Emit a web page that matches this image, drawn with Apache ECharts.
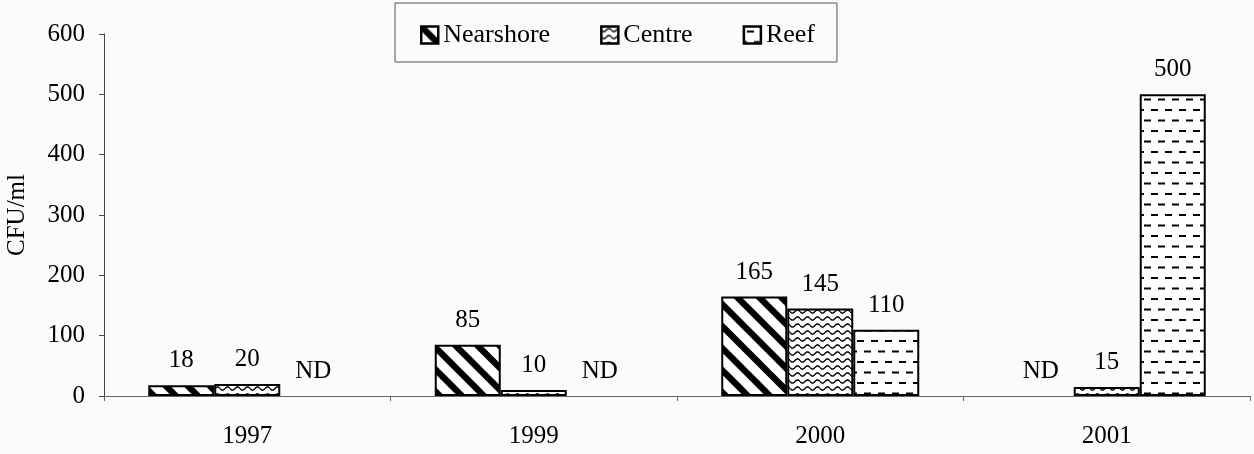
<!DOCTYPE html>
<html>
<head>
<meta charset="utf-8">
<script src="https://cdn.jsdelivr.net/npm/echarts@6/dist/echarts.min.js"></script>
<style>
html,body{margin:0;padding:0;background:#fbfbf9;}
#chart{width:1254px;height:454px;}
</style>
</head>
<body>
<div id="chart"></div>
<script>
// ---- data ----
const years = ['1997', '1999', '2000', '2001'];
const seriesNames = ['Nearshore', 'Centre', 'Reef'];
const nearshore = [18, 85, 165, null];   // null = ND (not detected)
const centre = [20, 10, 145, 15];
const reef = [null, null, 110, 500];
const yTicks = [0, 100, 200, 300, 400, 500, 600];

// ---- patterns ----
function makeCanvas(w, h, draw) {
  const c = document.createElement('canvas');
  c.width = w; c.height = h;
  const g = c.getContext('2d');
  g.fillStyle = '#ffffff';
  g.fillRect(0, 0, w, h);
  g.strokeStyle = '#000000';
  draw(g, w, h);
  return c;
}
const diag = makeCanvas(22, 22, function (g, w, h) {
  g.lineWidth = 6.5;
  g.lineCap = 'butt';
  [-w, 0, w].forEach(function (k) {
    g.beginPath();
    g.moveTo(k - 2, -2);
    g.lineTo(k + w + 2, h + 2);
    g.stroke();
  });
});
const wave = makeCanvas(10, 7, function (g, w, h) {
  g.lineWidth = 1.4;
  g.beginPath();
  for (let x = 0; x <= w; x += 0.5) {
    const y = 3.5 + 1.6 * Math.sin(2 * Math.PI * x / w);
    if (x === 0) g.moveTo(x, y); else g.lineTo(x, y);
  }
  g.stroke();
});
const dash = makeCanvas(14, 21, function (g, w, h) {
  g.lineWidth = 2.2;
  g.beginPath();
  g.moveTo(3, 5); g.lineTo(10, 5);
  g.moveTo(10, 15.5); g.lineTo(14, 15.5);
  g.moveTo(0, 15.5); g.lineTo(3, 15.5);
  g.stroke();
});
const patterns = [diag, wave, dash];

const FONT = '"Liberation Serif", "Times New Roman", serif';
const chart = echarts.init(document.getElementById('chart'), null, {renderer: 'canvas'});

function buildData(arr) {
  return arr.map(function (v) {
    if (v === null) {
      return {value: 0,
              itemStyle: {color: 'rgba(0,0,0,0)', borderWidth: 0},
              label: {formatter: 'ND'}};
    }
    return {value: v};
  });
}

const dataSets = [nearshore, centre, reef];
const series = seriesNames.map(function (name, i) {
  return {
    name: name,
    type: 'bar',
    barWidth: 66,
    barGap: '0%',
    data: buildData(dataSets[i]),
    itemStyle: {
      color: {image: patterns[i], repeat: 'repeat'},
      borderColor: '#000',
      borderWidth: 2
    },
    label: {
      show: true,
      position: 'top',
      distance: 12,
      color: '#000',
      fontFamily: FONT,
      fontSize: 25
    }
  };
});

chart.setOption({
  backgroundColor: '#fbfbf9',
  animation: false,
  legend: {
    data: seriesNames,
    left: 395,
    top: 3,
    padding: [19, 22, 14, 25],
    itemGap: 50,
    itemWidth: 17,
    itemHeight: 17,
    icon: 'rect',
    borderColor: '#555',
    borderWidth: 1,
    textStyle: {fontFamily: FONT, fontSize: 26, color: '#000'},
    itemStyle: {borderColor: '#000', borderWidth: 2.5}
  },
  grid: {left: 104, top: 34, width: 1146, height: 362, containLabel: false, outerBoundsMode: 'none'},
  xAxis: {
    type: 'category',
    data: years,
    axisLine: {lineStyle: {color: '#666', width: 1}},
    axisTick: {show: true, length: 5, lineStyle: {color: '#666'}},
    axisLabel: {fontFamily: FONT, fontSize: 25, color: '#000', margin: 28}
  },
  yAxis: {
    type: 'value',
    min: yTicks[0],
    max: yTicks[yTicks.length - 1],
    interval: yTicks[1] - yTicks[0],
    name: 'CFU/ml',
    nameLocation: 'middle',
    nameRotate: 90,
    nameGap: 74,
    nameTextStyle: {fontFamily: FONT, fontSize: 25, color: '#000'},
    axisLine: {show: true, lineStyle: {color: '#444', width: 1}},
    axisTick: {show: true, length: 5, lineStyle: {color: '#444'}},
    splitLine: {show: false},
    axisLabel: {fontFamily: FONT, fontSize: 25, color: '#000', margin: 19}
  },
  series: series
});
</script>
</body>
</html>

* * *

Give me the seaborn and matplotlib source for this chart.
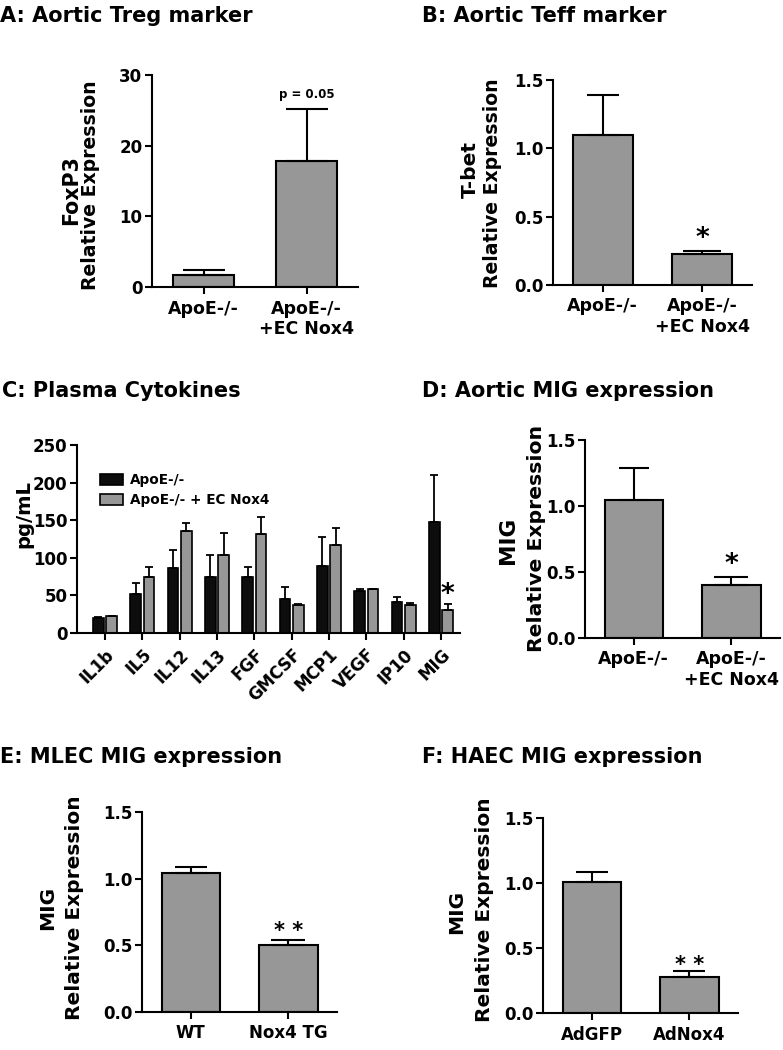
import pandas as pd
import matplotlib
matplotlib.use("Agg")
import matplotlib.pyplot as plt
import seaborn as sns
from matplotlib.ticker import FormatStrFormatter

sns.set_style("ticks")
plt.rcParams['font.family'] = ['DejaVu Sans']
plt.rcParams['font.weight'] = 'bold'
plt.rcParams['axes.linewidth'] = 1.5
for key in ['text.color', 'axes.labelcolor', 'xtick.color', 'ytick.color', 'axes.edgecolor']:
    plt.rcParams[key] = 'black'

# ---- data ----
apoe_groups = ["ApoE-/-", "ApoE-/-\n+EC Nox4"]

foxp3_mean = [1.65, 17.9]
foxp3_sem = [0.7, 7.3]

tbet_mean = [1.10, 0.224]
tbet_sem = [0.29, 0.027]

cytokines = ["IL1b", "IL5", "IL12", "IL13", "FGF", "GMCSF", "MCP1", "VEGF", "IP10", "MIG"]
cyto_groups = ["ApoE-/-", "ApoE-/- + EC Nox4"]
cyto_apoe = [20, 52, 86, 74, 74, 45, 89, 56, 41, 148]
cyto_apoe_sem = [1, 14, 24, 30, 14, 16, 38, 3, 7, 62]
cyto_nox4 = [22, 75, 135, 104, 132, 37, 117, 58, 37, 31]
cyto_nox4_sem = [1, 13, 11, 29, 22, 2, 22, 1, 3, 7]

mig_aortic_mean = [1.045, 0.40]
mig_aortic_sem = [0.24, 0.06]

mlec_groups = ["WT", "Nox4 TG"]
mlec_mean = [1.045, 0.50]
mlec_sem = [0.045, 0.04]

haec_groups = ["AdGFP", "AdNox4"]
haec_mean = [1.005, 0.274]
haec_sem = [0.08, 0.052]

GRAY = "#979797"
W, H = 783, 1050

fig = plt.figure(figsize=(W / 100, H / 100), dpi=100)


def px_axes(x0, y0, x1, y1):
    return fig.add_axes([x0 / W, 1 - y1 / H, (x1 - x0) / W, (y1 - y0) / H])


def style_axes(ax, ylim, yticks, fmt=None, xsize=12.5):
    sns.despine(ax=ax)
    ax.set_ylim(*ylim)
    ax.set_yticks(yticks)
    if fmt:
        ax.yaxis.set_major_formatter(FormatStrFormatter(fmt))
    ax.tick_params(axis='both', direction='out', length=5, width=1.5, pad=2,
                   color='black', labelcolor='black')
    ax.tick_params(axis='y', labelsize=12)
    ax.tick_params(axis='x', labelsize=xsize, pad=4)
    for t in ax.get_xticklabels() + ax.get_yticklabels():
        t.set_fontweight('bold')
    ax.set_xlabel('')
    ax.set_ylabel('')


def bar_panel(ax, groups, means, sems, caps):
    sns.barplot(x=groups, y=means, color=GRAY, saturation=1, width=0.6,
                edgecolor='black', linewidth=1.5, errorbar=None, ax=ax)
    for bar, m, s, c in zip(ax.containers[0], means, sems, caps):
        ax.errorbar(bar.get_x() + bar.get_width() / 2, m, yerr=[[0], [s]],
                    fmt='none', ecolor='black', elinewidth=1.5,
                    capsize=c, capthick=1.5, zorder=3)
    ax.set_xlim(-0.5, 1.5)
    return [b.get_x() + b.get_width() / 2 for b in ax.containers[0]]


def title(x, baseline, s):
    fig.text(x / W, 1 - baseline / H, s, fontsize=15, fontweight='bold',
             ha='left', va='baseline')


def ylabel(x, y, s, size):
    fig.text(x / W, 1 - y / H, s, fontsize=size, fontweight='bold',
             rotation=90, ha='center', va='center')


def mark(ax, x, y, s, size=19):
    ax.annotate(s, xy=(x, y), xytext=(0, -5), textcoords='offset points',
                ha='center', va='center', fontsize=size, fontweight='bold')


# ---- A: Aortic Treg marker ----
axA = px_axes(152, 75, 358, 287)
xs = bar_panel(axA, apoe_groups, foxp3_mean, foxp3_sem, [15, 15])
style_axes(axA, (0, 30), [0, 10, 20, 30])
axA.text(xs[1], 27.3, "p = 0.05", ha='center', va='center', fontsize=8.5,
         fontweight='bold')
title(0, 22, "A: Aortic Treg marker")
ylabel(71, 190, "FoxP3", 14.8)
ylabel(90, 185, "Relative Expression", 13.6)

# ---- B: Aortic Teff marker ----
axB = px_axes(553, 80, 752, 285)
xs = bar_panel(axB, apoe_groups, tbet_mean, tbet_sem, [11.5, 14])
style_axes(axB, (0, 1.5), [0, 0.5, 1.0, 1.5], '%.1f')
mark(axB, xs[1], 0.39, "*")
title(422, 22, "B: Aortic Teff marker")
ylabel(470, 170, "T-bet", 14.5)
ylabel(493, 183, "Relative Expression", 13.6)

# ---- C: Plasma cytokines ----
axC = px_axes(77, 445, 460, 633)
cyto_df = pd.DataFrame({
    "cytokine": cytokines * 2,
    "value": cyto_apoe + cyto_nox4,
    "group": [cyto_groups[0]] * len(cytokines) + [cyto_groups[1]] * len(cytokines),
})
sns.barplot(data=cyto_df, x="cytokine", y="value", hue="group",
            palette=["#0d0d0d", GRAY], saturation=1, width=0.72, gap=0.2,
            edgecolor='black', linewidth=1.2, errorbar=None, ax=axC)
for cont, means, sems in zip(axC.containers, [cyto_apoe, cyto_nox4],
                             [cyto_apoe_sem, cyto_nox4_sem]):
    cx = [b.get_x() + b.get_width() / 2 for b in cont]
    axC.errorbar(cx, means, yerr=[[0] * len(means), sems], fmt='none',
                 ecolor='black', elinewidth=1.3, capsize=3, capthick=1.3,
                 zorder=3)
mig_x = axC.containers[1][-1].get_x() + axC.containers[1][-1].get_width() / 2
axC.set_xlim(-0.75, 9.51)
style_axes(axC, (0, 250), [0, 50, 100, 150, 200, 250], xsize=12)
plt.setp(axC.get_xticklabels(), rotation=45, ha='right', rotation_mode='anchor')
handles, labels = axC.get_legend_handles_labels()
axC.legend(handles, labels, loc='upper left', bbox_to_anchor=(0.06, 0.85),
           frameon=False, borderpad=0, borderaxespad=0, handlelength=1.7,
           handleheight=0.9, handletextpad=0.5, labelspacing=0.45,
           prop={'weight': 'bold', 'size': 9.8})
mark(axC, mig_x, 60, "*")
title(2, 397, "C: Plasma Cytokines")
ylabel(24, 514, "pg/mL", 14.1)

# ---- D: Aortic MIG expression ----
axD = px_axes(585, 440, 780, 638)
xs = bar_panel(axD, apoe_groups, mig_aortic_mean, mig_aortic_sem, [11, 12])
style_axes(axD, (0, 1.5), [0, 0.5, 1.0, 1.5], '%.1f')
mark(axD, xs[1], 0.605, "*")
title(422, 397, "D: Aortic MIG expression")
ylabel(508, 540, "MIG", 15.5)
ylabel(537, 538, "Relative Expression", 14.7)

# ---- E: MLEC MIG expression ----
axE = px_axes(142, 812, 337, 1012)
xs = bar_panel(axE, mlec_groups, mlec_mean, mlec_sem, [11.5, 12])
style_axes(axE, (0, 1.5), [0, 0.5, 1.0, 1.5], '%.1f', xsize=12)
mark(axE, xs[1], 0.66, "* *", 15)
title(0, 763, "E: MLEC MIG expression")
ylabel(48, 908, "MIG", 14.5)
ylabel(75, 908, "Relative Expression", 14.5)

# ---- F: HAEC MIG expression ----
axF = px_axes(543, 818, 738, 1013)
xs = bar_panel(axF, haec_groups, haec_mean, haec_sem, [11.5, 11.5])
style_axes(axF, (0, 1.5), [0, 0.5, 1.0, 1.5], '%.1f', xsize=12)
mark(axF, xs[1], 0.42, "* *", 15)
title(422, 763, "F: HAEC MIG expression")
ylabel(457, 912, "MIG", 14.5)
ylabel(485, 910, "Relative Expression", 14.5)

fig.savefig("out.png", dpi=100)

Problem description:
Exactly reproduce the stretch that starts at the line containing "Emit a web page" and ends at the line containing "const yTicks = [0, 100, 200, 300, 400, 500, 600];", both ends included; leave any pictures out.

Exercise output:
Emit a web page that matches this image, drawn with Apache ECharts.
<!DOCTYPE html>
<html>
<head>
<meta charset="utf-8">
<script src="https://cdn.jsdelivr.net/npm/echarts@6/dist/echarts.min.js"></script>
<style>
html,body{margin:0;padding:0;background:#fbfbf9;}
#chart{width:1254px;height:454px;}
</style>
</head>
<body>
<div id="chart"></div>
<script>
// ---- data ----
const years = ['1997', '1999', '2000', '2001'];
const seriesNames = ['Nearshore', 'Centre', 'Reef'];
const nearshore = [18, 85, 165, null];   // null = ND (not detected)
const centre = [20, 10, 145, 15];
const reef = [null, null, 110, 500];
const yTicks = [0, 100, 200, 300, 400, 500, 600];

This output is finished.